═══ DATASET EXCERPT ═══

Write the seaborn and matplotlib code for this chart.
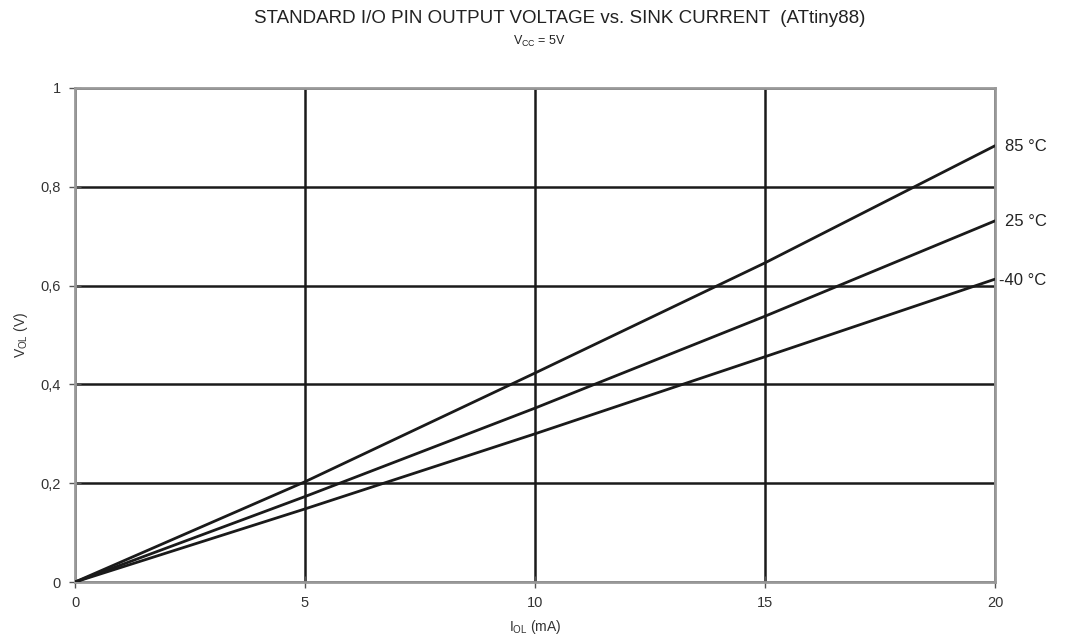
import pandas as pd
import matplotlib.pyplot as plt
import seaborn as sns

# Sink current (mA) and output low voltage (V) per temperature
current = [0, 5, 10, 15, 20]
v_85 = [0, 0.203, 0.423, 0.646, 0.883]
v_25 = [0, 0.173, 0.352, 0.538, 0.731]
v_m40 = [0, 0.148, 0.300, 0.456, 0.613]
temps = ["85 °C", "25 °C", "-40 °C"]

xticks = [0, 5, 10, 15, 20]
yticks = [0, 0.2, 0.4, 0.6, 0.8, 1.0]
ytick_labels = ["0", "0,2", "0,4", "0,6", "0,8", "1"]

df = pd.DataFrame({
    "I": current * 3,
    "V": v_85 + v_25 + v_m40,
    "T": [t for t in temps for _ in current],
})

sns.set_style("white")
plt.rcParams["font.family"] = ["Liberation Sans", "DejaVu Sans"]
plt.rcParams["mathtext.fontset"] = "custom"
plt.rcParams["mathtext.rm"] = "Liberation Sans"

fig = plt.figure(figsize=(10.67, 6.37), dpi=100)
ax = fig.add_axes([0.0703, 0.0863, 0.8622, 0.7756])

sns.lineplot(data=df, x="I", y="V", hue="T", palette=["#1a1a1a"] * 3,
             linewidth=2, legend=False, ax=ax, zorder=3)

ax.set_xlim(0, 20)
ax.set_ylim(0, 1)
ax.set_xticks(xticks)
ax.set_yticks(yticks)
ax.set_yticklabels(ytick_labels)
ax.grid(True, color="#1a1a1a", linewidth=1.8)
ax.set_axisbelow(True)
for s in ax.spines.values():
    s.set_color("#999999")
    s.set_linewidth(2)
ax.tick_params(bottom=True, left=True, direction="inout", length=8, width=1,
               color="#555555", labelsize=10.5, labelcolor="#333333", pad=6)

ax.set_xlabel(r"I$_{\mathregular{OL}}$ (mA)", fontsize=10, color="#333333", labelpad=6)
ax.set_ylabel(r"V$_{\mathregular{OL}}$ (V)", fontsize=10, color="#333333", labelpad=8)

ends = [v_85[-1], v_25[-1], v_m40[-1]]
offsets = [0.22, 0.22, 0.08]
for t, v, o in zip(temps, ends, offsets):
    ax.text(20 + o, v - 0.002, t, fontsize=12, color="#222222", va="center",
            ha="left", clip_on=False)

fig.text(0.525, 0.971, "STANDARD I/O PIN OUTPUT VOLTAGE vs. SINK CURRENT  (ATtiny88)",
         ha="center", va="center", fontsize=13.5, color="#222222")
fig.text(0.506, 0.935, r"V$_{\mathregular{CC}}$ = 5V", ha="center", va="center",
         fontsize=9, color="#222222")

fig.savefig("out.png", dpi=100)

═══

## YOUR GOAL
Could you repeat all of the material exactly? Pictures should not be copied.

## CORRECT OUTPUT
Write the seaborn and matplotlib code for this chart.
import pandas as pd
import matplotlib.pyplot as plt
import seaborn as sns

# Sink current (mA) and output low voltage (V) per temperature
current = [0, 5, 10, 15, 20]
v_85 = [0, 0.203, 0.423, 0.646, 0.883]
v_25 = [0, 0.173, 0.352, 0.538, 0.731]
v_m40 = [0, 0.148, 0.300, 0.456, 0.613]
temps = ["85 °C", "25 °C", "-40 °C"]

xticks = [0, 5, 10, 15, 20]
yticks = [0, 0.2, 0.4, 0.6, 0.8, 1.0]
ytick_labels = ["0", "0,2", "0,4", "0,6", "0,8", "1"]

df = pd.DataFrame({
    "I": current * 3,
    "V": v_85 + v_25 + v_m40,
    "T": [t for t in temps for _ in current],
})

sns.set_style("white")
plt.rcParams["font.family"] = ["Liberation Sans", "DejaVu Sans"]
plt.rcParams["mathtext.fontset"] = "custom"
plt.rcParams["mathtext.rm"] = "Liberation Sans"

fig = plt.figure(figsize=(10.67, 6.37), dpi=100)
ax = fig.add_axes([0.0703, 0.0863, 0.8622, 0.7756])

sns.lineplot(data=df, x="I", y="V", hue="T", palette=["#1a1a1a"] * 3,
             linewidth=2, legend=False, ax=ax, zorder=3)

ax.set_xlim(0, 20)
ax.set_ylim(0, 1)
ax.set_xticks(xticks)
ax.set_yticks(yticks)
ax.set_yticklabels(ytick_labels)
ax.grid(True, color="#1a1a1a", linewidth=1.8)
ax.set_axisbelow(True)
for s in ax.spines.values():
    s.set_color("#999999")
    s.set_linewidth(2)
ax.tick_params(bottom=True, left=True, direction="inout", length=8, width=1,
               color="#555555", labelsize=10.5, labelcolor="#333333", pad=6)

ax.set_xlabel(r"I$_{\mathregular{OL}}$ (mA)", fontsize=10, color="#333333", labelpad=6)
ax.set_ylabel(r"V$_{\mathregular{OL}}$ (V)", fontsize=10, color="#333333", labelpad=8)

ends = [v_85[-1], v_25[-1], v_m40[-1]]
offsets = [0.22, 0.22, 0.08]
for t, v, o in zip(temps, ends, offsets):
    ax.text(20 + o, v - 0.002, t, fontsize=12, color="#222222", va="center",
            ha="left", clip_on=False)

fig.text(0.525, 0.971, "STANDARD I/O PIN OUTPUT VOLTAGE vs. SINK CURRENT  (ATtiny88)",
         ha="center", va="center", fontsize=13.5, color="#222222")
fig.text(0.506, 0.935, r"V$_{\mathregular{CC}}$ = 5V", ha="center", va="center",
         fontsize=9, color="#222222")

fig.savefig("out.png", dpi=100)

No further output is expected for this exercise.